Got a thesaurus? Look up Bible : New International, Douay, Wycliffe, New English, Pesheitt, Vulgate, Polyglot, Gideons, Targim, Tyndale, the Geneva, the Feminist Bible and Bobby Ray's Aryan Home Goodbook are all Bibles, and though they disagree in significant ways, each one claims to be the official word of the one-true-god of the church on Earth.

SAUL'S HOUSE OF BIBLES

Below, find a list of popular Bibles arranged by approximate date of first use. Some of them are only a few words apart; others differ in their entirety. Most are named after the person responsible for the translation or revision. Pick whichever one you like and worship accordingly.

1,400 BCE: The First Bible is, of course, the Ten Commandments, written by God.

1,000-500 BCE : Books of the Torah are collected.

50-275 CE: New Testament is written and rewritten, mostly in Greek.

315: Codex (First Bible in book form)

352: Vulgate (Latin Bible, with Apocrypha)

610-632: Qur'an (Same God, different prophet)

1380: Wycliffe Bible (First English Bible. No Apocrypha)

1450: Guttenberg Bible (First moveable type book is a Bible)

1517: Luther goes Lutheran, writes German Bible .

1520: Polyglot (The Bible in three languages, plus some other heavy stuff.)

1525: Tyndale Bible (First English Bible direct from the Greek.)

1535: Coverdale Bible (First "Modern" English Bible)

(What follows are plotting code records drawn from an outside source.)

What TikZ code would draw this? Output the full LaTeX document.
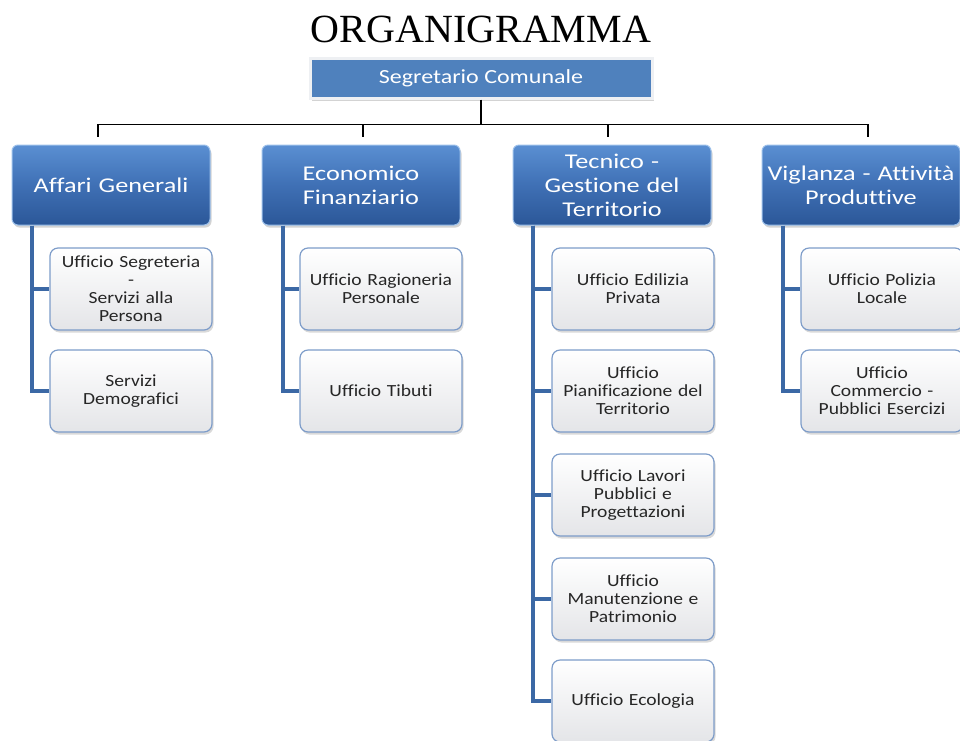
\documentclass[tikz,border=0pt]{standalone}
\usepackage{fontspec}
\setmainfont[FakeStretch=1.15,RawFeature={-liga}]{Carlito}
\newfontfamily\deptfont[FakeStretch=1.25,RawFeature={-liga}]{Carlito}
\newfontfamily\segfont[FakeStretch=1.2]{Carlito}
\newfontfamily\titlefont{Liberation Serif}
\usetikzlibrary{shadows}

\definecolor{depTop}{HTML}{5A8FD2}
\definecolor{depMid}{HTML}{3F70B5}
\definecolor{depBot}{HTML}{2B5798}
\definecolor{depLine}{HTML}{9CC0EA}
\definecolor{segFill}{HTML}{4F81BD}
\definecolor{segFrame}{HTML}{EEF0F3}
\definecolor{childLine}{HTML}{7D9CC9}
\definecolor{childBot}{HTML}{E4E5E8}
\definecolor{trunkCol}{HTML}{3B68A5}

\begin{document}
\begin{tikzpicture}[x=1pt,y=-1pt,
  dept/.style={rectangle, rounded corners=6pt, draw=depLine, line width=1pt,
    top color=depTop, bottom color=depBot, middle color=depMid,
    minimum width=198pt, minimum height=80pt, text width=196pt, align=center,
    inner sep=0pt, text=white, font=\deptfont\fontsize{21}{24}\selectfont,
    drop shadow={opacity=0.35, shadow xshift=1.5pt, shadow yshift=-2.5pt}},
  office/.style={rectangle, rounded corners=8pt, draw=childLine, line width=1.2pt,
    top color=white, bottom color=childBot,
    minimum width=162pt, minimum height=82pt, text width=160pt, align=center,
    inner sep=0pt, text=black!85, font=\fontsize{17}{18}\selectfont,
    drop shadow={opacity=0.3, shadow xshift=1.5pt, shadow yshift=-2.5pt}},
  segbox/.style={rectangle, draw=segFrame, line width=3pt, fill=segFill,
    minimum width=342pt, minimum height=40pt, inner sep=0pt, text=white,
    font=\segfont\fontsize{20}{22}\selectfont,
    drop shadow={opacity=0.35, shadow xshift=2pt, shadow yshift=-3pt}},
  bus/.style={draw=black, line width=1.3pt},
  trunk/.style={draw=trunkCol, line width=4pt}
]
\useasboundingbox (0,0) rectangle (960,740);

\node (title) at (481,29) {\titlefont\fontsize{40}{44}\selectfont ORGANIGRAMMA};
\node[segbox] (seg) at (481,78) {Segretario Comunale};

\node[dept] (aff) at (111,185) {Affari Generali};
\node[dept] (eco) at (361,185) {Economico\\Finanziario};
\node[dept] (tec) at (612,185) {Tecnico -\\Gestione del\\Territorio};
\node[dept] (vig) at (861,185) {Viglanza - Attività\\Produttive};

\node[office] (a1) at (131,289) {Ufficio Segreteria\\-\\Servizi alla\\Persona};
\node[office] (a2) at (131,391) {Servizi\\Demografici};

\node[office] (e1) at (381,289) {Ufficio Ragioneria\\Personale};
\node[office] (e2) at (381,391) {Ufficio Tibuti};

\node[office] (t1) at (633,289) {Ufficio Edilizia\\Privata};
\node[office] (t2) at (633,391) {Ufficio\\Pianificazione del\\Territorio};
\node[office] (t3) at (633,495) {Ufficio Lavori\\Pubblici e\\Progettazioni};
\node[office] (t4) at (633,599) {Ufficio\\Manutenzione e\\Patrimonio};
\node[office] (t5) at (633,701) {Ufficio Ecologia};

\node[office] (v1) at (882,289) {Ufficio Polizia\\Locale};
\node[office] (v2) at (882,391) {Ufficio\\Commercio -\\Pubblici Esercizi};

% black bus
\draw[bus] (seg.south) -- ([yshift=20pt]eco.north -| seg.south);
\draw[bus] ([shift={(-13,-8)}]aff.north) -- ++(0,-12) -- ([shift={(7,-20)}]vig.north) -- ([shift={(7,-8)}]vig.north);
\draw[bus] ([shift={(2,-8)}]eco.north) -- ++(0,-12);
\draw[bus] ([shift={(-4,-8)}]tec.north) -- ++(0,-12);

% blue trunks
\draw[trunk] ([xshift=20pt]aff.south west) |- (a1.west);
\draw[trunk] ([xshift=20pt]aff.south west) |- (a2.west);
\draw[trunk] ([xshift=21pt]eco.south west) |- (e1.west);
\draw[trunk] ([xshift=21pt]eco.south west) |- (e2.west);
\draw[trunk] ([xshift=20pt]tec.south west) |- (t1.west);
\draw[trunk] ([xshift=20pt]tec.south west) |- (t2.west);
\draw[trunk] ([xshift=20pt]tec.south west) |- (t3.west);
\draw[trunk] ([xshift=20pt]tec.south west) |- (t4.west);
\draw[trunk] ([xshift=20pt]tec.south west) |- (t5.west);
\draw[trunk] ([xshift=21pt]vig.south west) |- (v1.west);
\draw[trunk] ([xshift=21pt]vig.south west) |- (v2.west);
\end{tikzpicture}
\end{document}
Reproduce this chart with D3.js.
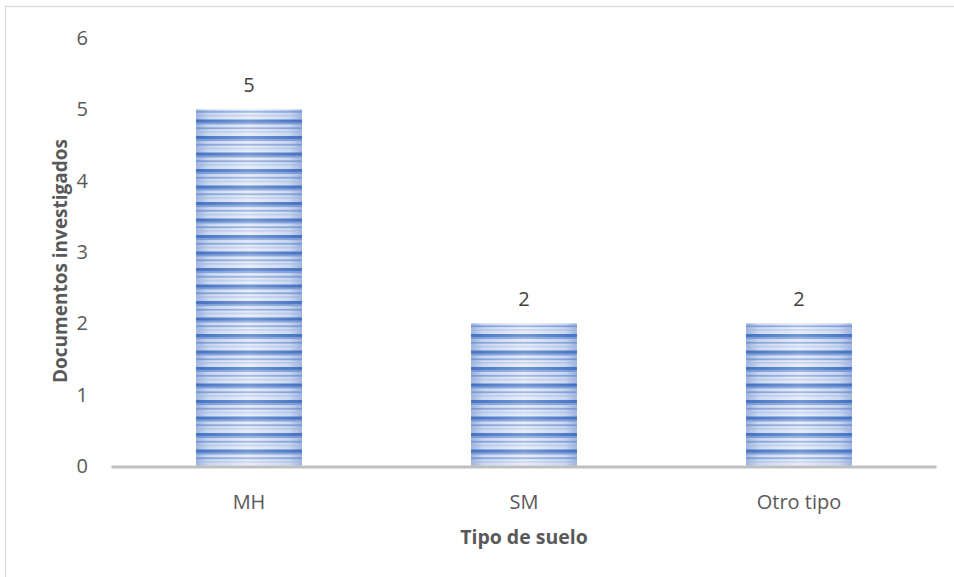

1549: Matthew/Tyndale Bible (A compilation)

1560: Geneva Bible

1568: Bishop's Bible

1589: Doway/Rheims Bible

1611: King James Bible (The mother of all English Bibles.)

1663: Algonquin Bible (The first Bible written in America is in Algonquin Indian.)

1830: Mormon Bible (Same God, new prophet in a New World)

1833: Webster's Bible (Yeah, the dictionary guy had his own Bible)

1881: English Revised Version

1901: American Standard Version

1971: New American Standard Version

1973: New International Version

1982: New King James Version

2002: English Standard Version

2010: New Revised American International Standard... uh, Version , I think.

2011: My Version . (And why not?)

It's Everywhere! It's Everywhere!

We all own one. Even you. According the American Bible Society, 430 million copies were distributed in 2003. Which means there are more Bibles in America than there are Americans. It is the biggest selling book since Guttenberg invented Helvetica. It's been at the top of the New York Times best seller list for 10,400 weeks in a row, which is a miraculous run, especially when you consider that you don't know anyone who has ever actually bought one.

What? You say you don't speak English? No problem. Suppose you speak Swahili:

Kwa maana jinsi hii mungu alipenda ulimwengu hata akamtoa Mwanawe pekee, ili kila mtu amwaminiye asipotee; bali awe na uzima wa milele.

John 3:16

Or Gullah:

"Gullah, a dialect still spoken by many Atlantic coast blacks, has its own Holy Bible, in which 'he is not here, but is risen,' becomes 'Jedus ain't yah. E done git op from mongst de ded an E da life gin!'"

Arthur Plotnick: The Elements of Expression

Or Pig Latin:

"Monk Translates Bible into Pig Latin"

Weekly World News (December 7, 2003)

ONE BILLION JESUS FANS

CAN'T BE WRONG

A recent survey found that eighty-two percent of Americans believe that the Bible is the word of God. If you live in Kansas, odds are pretty good that you're one of them. But even if you live in Bangladesh, even if you've never touched a Bible, it will touch you. The territorial and moral boundaries of nations are drawn in its pages. Wars are fought and people die enforcing these boundaries. Fundamentalists dress in Bible approved clothes and they get Bible approved haircuts (or not) and they eat Bible approved food. They marry within the church, they vote as a bloc and they share common enemies. Protestants, Catholics, Methodists, Mennonites, Baptists, Anabaptists, Jews, Jehovah's Witnesses, Christian Scientists, Branch Davidians, Quakers, Shakers, the Silver Saucer Saviors from Saturn, and a holy-host of others all swear by it. Be ye Christian or Jew, everything you know about your god and his laws and his teachings begins and ends with the Holy Bible. It is without a doubt the most important book ever written. Everyone in the world has read it, right?

Bzzzt! Wrong.

More people have read Harry Potter.

Oh, sure, we all know a quote or two, but most of us lack the discipline and mental stamina to hack our way through all 845,000 words. On those rare occasions when we do open it, we might skim over a few verses before running low on motivation. Even your aunt Helen, who has never missed a day of church in her life, rarely quotes past Proverbs. Even your parish priest just picks at it, peeling off a parable here or a prophet there.

Okay, so it's a tough read. That's what Preachers and Rabbis are for. At least we all agree that the Bible is God's perfect word and that the stories are all true and that each lesson is made perfectly clear and that there is zero chance of a misunderstanding, right?

Bzzt Bzzt! Double wrong.

In the Tempe Public Library, cast in amongst the dozens of Name Brand Bibles, there are at least another five hundred books written about the Bible. I suspect there may be thousands more. Some are thicker and drier than a stack of stone tablets. No two authors agree on the exact meaning of God's words. On one point, however, they all agree: The Bible doesn't even agree with itself.

Okay, so maybe it's not quite as straightforward and lucid as it might have been. At least the Good Book teaches us right from wrong, right?

Not so much.

"Both read the Bible day and night, But thou read'st black where I read white."